### [Task details]
Skip the pictures. Set down, word for word, the lines from the start of the material up to and including the line with "const AXIS = '#595959';".

### [Available data]
▶
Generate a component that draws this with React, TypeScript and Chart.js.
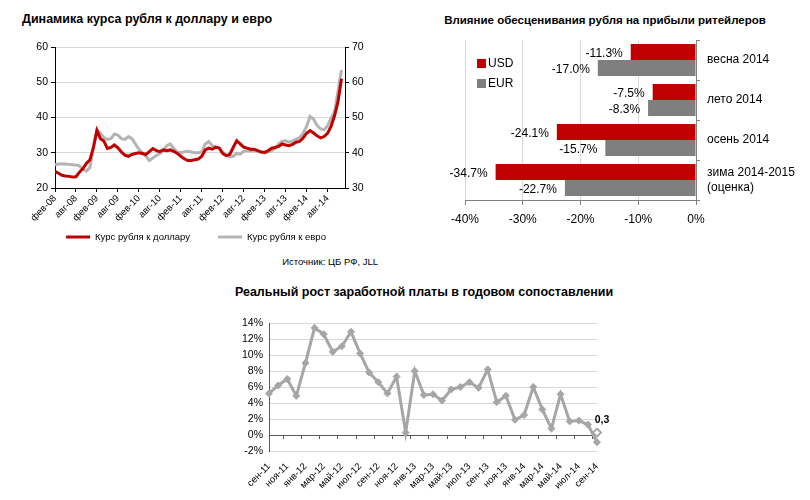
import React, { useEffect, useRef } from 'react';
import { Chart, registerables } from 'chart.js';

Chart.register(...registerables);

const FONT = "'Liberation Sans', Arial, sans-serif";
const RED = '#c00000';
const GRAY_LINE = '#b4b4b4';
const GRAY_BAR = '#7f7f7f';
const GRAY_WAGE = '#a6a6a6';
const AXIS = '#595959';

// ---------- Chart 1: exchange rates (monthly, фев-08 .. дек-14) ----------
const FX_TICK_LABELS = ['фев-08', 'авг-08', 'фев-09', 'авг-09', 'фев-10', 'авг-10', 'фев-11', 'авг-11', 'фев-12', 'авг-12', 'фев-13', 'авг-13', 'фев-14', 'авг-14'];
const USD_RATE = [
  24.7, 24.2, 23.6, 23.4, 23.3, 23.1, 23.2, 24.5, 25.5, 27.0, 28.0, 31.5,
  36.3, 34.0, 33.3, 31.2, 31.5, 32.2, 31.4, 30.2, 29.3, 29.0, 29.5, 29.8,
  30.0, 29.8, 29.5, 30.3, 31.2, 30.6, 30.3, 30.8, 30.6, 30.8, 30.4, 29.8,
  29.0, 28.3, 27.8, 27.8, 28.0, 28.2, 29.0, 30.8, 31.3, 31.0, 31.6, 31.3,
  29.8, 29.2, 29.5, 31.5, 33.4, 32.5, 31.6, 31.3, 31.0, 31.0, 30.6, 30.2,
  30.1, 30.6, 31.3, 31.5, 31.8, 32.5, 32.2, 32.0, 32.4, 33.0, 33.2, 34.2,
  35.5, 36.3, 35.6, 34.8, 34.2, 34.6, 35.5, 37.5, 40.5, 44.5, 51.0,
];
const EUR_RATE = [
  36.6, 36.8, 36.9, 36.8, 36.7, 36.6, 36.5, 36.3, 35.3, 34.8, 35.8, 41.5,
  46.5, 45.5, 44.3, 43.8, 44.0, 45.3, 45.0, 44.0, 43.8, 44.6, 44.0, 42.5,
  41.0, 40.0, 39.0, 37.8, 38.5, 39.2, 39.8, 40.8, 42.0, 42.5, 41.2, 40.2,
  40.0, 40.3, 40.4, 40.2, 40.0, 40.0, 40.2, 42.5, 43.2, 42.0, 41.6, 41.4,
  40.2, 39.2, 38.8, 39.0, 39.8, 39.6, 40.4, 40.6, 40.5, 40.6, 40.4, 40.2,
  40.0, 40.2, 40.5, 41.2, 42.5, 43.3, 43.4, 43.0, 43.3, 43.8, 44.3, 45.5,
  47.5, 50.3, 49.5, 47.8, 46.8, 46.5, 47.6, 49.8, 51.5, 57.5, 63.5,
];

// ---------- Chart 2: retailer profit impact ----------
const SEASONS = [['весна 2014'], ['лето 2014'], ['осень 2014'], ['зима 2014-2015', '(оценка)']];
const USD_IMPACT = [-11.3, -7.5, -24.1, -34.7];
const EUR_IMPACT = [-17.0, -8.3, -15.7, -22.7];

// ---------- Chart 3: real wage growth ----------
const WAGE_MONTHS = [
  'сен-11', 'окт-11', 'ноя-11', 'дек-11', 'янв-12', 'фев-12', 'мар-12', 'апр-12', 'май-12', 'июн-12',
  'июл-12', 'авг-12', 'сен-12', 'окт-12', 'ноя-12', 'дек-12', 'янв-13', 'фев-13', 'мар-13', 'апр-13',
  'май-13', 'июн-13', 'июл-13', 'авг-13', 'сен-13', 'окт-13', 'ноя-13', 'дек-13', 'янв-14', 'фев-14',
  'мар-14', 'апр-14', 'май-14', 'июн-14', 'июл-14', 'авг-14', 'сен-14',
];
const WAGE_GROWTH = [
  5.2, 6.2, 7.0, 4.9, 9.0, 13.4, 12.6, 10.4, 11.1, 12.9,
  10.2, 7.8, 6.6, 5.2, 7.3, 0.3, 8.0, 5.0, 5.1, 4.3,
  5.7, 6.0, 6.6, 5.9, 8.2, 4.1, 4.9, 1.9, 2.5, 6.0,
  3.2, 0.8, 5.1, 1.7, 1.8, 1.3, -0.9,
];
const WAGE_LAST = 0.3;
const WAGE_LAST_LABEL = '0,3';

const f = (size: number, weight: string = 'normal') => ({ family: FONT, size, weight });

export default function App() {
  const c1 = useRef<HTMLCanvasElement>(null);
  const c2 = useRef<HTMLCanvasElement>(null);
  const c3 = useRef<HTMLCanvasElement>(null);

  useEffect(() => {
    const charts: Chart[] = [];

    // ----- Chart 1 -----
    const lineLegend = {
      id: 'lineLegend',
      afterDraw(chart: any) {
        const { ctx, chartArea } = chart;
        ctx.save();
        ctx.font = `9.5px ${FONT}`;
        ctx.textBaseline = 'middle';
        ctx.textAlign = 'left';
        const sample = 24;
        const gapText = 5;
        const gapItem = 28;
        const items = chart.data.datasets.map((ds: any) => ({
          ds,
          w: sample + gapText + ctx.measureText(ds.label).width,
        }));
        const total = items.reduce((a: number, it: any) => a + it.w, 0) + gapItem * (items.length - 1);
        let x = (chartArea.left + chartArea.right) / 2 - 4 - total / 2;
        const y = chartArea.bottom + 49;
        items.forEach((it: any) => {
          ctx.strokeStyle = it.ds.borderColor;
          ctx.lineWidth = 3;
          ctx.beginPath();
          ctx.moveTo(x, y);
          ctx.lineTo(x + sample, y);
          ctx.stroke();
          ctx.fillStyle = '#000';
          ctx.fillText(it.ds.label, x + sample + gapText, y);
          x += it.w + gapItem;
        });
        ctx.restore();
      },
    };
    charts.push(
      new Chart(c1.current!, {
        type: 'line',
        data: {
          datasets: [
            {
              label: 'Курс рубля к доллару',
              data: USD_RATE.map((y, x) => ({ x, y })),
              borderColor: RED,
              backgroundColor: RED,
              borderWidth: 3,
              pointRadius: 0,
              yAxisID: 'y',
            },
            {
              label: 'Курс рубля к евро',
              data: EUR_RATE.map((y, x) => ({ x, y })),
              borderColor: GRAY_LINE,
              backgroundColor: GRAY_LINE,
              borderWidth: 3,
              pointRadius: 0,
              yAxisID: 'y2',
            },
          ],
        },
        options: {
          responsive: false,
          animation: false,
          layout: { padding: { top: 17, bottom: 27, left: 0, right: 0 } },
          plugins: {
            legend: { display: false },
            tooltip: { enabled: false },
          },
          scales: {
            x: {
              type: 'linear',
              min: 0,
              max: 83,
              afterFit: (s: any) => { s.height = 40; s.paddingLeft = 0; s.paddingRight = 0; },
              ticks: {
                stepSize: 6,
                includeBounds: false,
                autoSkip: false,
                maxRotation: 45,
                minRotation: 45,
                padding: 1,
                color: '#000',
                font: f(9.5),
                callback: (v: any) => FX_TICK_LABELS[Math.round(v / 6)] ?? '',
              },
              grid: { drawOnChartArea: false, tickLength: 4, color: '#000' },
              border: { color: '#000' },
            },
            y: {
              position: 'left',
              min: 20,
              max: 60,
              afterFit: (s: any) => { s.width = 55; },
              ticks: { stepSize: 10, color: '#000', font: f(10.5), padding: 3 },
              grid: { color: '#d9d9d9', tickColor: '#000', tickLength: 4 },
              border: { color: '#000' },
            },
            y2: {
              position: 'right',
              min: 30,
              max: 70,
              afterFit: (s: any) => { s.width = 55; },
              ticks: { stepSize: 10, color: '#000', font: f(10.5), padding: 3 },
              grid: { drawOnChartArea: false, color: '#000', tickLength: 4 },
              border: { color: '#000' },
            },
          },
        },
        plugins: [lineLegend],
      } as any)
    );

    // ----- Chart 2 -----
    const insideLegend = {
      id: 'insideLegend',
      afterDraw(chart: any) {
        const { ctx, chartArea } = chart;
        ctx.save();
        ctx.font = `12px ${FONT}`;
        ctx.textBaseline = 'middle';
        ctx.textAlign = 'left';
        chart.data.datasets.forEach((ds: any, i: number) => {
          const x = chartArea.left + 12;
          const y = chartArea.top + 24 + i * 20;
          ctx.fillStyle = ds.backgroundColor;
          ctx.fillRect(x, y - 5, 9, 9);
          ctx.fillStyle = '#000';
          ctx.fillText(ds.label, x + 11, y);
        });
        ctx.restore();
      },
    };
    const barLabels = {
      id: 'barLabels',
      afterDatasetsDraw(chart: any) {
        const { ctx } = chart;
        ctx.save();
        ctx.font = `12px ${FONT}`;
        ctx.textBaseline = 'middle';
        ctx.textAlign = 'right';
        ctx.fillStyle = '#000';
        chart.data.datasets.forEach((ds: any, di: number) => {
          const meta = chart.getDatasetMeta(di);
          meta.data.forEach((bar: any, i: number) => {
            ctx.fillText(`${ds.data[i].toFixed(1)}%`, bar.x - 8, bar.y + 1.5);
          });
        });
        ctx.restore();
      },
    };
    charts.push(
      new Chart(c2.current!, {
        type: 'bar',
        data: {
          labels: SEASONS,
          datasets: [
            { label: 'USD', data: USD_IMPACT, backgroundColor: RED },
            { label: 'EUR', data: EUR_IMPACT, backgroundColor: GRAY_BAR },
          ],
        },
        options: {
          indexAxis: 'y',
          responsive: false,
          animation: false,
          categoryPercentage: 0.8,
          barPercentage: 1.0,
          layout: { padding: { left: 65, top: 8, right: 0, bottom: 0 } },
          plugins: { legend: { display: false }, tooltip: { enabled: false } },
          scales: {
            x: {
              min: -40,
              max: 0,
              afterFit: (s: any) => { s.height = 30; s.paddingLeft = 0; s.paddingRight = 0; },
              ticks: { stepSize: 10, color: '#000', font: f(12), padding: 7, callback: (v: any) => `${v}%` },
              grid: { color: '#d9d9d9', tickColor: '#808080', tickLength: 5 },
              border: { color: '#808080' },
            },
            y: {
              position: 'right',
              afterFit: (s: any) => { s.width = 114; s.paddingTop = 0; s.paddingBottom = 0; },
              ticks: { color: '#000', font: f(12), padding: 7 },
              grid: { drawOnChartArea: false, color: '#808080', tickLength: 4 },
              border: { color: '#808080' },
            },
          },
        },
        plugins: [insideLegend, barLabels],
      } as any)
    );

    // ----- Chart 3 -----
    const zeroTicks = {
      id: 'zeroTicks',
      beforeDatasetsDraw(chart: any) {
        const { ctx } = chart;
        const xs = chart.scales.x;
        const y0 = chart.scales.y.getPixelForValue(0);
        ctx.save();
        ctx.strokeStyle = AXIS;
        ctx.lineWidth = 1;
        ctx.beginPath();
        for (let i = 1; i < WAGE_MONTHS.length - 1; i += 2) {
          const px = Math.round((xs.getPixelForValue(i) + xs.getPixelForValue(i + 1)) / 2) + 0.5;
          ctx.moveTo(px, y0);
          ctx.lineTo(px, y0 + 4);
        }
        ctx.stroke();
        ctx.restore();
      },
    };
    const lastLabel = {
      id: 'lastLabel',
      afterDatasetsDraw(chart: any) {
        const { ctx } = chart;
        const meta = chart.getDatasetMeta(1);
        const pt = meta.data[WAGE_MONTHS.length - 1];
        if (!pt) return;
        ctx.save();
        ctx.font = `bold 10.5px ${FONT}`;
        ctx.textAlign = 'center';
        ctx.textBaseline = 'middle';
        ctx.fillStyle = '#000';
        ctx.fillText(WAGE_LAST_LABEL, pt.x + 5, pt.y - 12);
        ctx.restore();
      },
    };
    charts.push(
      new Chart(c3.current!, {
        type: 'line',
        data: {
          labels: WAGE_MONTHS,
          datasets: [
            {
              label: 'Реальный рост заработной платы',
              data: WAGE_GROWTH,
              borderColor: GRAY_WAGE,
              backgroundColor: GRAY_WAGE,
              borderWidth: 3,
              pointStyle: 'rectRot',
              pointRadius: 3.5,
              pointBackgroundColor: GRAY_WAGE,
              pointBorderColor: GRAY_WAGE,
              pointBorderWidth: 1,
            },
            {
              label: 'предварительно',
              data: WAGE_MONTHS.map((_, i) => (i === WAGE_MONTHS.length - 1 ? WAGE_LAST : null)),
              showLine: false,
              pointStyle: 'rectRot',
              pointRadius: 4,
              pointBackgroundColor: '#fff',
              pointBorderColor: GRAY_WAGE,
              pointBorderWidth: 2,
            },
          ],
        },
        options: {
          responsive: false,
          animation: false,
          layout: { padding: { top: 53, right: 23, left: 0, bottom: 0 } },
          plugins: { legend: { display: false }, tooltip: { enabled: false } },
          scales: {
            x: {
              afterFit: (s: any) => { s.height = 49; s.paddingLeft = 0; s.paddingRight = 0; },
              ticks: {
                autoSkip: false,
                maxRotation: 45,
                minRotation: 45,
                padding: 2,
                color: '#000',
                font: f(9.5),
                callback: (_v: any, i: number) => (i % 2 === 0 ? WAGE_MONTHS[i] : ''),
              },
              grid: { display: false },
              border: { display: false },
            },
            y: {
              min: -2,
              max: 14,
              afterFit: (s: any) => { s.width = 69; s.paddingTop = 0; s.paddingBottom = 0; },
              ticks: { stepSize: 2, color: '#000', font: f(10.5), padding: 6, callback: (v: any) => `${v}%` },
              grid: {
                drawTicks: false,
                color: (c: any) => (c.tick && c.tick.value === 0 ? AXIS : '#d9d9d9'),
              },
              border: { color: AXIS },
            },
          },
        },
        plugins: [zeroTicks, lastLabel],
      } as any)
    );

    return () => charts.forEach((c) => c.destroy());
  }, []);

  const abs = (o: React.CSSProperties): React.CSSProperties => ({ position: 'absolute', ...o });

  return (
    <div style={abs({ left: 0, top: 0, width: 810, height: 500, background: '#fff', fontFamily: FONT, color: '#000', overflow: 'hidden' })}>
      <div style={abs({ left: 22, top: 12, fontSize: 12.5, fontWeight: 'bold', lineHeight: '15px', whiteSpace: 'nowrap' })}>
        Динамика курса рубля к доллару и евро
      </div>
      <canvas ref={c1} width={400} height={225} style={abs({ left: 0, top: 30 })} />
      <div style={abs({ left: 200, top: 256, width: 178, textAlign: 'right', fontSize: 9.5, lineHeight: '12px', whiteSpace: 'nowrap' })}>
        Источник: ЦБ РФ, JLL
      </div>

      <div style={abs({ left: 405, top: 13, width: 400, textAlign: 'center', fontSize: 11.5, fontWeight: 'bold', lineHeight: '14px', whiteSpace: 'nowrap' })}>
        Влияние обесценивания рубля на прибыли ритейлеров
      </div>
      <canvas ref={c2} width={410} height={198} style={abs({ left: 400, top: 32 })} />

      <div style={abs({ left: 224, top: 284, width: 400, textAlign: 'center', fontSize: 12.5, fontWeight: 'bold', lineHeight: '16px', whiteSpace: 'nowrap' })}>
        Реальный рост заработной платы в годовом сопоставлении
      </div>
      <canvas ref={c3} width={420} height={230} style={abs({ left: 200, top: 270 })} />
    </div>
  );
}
◀
### [Exercise solution]
Generate a component that draws this with React, TypeScript and Chart.js.
import React, { useEffect, useRef } from 'react';
import { Chart, registerables } from 'chart.js';

Chart.register(...registerables);

const FONT = "'Liberation Sans', Arial, sans-serif";
const RED = '#c00000';
const GRAY_LINE = '#b4b4b4';
const GRAY_BAR = '#7f7f7f';
const GRAY_WAGE = '#a6a6a6';
const AXIS = '#595959';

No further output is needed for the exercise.